Directions:
Look at each line of the records and count those with "this" in them. Please answer with the count alone.

Data for processing:
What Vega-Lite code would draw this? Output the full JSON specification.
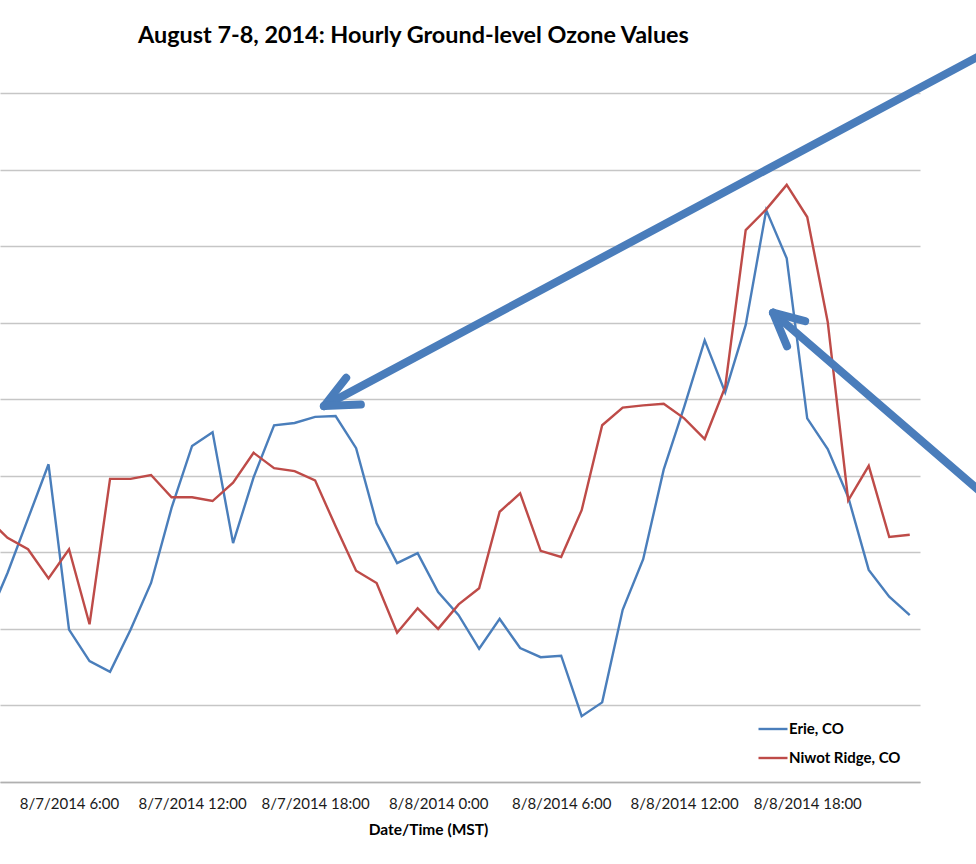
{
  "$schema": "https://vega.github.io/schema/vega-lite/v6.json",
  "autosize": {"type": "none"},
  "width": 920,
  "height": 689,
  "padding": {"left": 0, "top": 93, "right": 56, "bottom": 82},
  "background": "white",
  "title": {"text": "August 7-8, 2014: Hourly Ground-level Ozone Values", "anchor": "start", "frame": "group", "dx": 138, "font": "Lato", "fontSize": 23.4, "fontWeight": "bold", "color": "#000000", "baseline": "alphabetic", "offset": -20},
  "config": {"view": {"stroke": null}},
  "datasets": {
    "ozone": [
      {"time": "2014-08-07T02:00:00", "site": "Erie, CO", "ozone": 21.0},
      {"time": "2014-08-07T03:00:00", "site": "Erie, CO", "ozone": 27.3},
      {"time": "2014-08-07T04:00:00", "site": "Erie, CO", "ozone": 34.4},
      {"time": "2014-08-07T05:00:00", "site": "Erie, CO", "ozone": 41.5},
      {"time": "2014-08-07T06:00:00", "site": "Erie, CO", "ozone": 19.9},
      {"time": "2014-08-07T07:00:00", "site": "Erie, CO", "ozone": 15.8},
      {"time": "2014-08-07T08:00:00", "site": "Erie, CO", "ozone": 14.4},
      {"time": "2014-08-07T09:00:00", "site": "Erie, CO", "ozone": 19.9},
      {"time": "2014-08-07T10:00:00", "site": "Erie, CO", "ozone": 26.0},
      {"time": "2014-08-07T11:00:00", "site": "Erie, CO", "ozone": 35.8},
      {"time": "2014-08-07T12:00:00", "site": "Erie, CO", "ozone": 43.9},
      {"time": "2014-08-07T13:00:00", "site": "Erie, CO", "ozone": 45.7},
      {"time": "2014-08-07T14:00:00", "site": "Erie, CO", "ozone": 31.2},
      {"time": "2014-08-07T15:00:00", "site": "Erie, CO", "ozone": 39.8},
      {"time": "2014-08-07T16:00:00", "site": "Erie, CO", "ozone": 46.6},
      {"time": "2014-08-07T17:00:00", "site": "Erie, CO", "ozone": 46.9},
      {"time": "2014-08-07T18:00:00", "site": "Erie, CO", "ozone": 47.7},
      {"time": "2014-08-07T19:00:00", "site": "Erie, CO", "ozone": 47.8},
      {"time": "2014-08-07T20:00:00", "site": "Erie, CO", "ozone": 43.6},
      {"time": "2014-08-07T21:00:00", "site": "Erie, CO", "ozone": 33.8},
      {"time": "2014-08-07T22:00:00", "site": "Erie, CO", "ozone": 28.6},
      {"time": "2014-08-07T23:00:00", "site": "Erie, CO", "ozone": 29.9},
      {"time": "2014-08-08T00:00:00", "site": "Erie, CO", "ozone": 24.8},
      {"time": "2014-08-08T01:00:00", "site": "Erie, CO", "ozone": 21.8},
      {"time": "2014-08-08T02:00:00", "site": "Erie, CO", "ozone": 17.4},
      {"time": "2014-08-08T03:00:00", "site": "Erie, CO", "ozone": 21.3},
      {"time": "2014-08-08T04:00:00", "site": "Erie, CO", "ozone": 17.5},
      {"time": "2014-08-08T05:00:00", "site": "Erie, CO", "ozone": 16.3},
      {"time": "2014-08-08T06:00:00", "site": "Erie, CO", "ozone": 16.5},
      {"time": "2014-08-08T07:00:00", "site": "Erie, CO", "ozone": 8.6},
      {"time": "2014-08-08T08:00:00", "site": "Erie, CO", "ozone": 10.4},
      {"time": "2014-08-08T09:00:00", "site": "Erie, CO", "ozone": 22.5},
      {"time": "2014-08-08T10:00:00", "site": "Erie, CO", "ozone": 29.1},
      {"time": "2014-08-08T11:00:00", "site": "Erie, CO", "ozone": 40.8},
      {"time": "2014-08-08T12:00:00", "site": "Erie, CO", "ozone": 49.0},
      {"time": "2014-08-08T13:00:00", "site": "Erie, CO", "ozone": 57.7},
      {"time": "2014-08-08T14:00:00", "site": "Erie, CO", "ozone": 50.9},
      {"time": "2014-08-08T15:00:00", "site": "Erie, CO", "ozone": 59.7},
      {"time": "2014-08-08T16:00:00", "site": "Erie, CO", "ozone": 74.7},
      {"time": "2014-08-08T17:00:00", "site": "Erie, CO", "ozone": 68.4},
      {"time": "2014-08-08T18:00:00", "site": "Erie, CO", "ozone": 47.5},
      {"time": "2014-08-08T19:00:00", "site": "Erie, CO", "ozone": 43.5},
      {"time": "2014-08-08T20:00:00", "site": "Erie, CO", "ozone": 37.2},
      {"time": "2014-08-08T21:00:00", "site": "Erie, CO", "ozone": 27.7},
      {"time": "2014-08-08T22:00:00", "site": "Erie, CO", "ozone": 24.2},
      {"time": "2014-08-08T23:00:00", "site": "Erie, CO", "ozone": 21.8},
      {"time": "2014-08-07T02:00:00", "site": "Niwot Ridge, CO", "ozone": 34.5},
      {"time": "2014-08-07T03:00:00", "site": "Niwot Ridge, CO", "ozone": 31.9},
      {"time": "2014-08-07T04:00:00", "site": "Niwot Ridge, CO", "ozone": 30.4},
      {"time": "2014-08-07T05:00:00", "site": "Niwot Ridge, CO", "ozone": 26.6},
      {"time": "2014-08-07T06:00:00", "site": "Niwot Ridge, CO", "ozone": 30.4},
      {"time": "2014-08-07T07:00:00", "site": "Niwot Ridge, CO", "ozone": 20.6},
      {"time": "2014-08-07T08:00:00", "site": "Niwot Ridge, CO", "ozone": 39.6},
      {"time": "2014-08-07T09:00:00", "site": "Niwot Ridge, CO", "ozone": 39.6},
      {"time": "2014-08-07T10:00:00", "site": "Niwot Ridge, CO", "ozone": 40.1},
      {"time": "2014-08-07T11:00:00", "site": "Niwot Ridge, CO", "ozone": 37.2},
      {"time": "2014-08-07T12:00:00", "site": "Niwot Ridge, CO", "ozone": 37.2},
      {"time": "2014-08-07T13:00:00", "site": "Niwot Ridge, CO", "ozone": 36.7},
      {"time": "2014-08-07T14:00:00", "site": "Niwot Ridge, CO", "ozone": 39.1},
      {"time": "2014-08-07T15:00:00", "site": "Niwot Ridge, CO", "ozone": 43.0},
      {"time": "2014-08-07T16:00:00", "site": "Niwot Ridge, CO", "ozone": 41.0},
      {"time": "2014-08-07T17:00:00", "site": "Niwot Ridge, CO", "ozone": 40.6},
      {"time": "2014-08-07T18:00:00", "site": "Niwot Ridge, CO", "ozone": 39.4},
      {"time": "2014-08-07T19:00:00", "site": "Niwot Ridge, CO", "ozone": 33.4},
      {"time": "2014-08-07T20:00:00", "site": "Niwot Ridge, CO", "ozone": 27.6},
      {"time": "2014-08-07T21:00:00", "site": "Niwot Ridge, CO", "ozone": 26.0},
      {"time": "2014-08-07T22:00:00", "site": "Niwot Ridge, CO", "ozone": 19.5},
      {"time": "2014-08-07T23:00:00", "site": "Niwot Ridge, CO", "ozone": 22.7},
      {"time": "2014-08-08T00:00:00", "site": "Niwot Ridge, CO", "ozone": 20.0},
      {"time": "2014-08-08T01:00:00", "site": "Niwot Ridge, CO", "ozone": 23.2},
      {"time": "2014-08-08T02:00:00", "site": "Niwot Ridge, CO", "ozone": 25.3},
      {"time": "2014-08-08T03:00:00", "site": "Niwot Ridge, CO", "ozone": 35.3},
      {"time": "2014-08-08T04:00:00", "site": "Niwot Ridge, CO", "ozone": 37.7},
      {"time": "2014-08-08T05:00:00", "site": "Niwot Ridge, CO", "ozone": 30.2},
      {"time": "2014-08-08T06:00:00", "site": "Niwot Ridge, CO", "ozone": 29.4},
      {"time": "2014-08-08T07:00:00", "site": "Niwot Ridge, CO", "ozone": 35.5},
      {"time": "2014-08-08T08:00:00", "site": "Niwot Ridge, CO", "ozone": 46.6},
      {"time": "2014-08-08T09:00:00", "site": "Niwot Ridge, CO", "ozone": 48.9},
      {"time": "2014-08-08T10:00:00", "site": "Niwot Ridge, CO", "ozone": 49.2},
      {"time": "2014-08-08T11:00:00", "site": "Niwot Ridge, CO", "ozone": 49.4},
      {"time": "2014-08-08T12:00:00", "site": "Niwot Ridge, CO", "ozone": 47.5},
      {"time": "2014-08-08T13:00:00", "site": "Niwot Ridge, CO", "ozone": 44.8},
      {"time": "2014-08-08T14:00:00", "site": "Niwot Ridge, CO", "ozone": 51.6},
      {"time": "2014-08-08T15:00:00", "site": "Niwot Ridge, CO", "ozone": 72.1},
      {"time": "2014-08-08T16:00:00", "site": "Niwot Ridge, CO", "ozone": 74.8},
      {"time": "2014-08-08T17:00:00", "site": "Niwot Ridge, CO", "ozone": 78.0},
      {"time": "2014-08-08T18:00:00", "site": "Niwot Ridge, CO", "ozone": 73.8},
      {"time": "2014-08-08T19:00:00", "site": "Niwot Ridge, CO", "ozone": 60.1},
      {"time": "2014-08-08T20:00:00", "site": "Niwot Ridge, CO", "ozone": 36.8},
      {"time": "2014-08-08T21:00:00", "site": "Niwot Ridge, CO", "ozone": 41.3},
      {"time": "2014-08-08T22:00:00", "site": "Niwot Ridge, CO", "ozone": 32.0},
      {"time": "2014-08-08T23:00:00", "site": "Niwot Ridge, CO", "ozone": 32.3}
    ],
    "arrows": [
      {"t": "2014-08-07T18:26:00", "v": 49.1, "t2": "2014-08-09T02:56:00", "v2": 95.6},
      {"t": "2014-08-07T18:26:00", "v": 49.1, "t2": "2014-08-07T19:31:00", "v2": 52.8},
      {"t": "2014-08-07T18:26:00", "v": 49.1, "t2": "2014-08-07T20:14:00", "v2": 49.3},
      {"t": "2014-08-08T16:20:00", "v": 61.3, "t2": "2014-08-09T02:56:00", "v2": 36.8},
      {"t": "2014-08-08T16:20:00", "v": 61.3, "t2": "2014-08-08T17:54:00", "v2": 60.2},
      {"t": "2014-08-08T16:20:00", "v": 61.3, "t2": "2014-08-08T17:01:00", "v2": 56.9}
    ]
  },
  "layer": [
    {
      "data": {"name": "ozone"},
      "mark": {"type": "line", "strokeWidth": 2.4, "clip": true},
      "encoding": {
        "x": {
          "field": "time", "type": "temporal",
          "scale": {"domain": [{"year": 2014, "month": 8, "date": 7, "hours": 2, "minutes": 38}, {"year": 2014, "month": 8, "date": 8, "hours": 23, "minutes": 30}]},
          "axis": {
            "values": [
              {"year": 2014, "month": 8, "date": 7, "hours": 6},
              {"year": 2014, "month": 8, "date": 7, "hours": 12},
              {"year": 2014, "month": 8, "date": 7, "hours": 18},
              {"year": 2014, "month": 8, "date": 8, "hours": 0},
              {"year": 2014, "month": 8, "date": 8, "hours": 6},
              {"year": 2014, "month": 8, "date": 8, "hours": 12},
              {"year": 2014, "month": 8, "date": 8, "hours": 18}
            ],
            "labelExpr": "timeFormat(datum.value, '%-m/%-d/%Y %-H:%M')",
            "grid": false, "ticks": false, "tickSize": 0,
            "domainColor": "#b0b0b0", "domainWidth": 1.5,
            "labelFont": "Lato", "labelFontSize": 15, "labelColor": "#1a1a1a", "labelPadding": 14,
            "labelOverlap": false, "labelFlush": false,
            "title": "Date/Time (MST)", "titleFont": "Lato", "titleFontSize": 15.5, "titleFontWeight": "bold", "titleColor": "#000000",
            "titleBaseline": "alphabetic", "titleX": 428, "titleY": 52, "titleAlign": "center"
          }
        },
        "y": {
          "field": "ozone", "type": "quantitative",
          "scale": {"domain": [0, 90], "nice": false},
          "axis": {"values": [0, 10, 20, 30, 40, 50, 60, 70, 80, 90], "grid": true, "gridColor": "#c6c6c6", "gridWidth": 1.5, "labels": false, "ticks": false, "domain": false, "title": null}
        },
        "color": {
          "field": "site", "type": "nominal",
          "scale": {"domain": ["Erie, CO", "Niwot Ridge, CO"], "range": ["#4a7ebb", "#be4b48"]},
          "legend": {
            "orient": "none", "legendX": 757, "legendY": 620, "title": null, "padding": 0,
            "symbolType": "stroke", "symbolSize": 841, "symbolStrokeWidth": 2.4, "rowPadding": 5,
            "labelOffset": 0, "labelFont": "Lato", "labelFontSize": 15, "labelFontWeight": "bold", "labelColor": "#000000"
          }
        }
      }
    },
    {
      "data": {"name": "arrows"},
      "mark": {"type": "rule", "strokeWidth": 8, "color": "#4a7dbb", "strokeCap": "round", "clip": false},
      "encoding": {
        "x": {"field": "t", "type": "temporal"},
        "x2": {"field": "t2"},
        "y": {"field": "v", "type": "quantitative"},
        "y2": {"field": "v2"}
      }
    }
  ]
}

...

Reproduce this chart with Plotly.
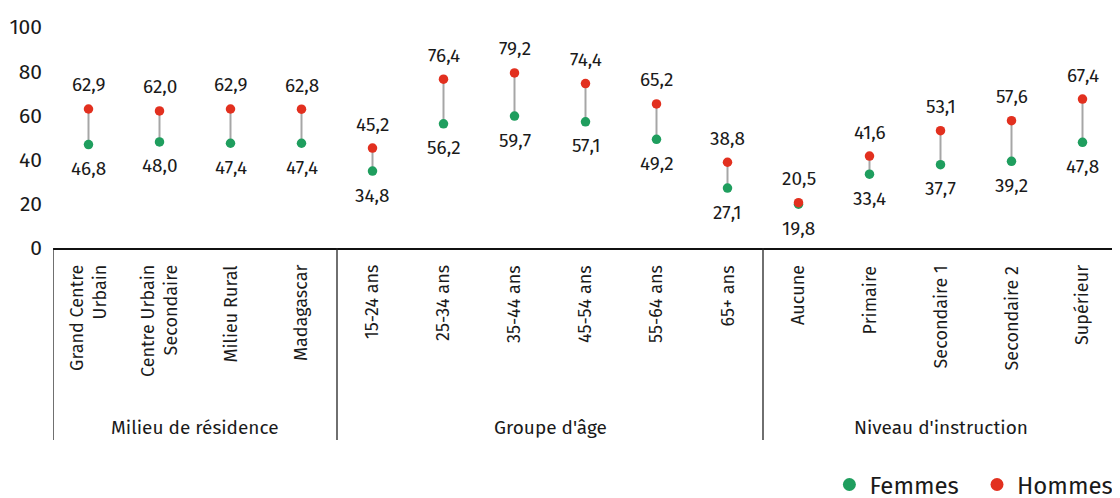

Response below:
2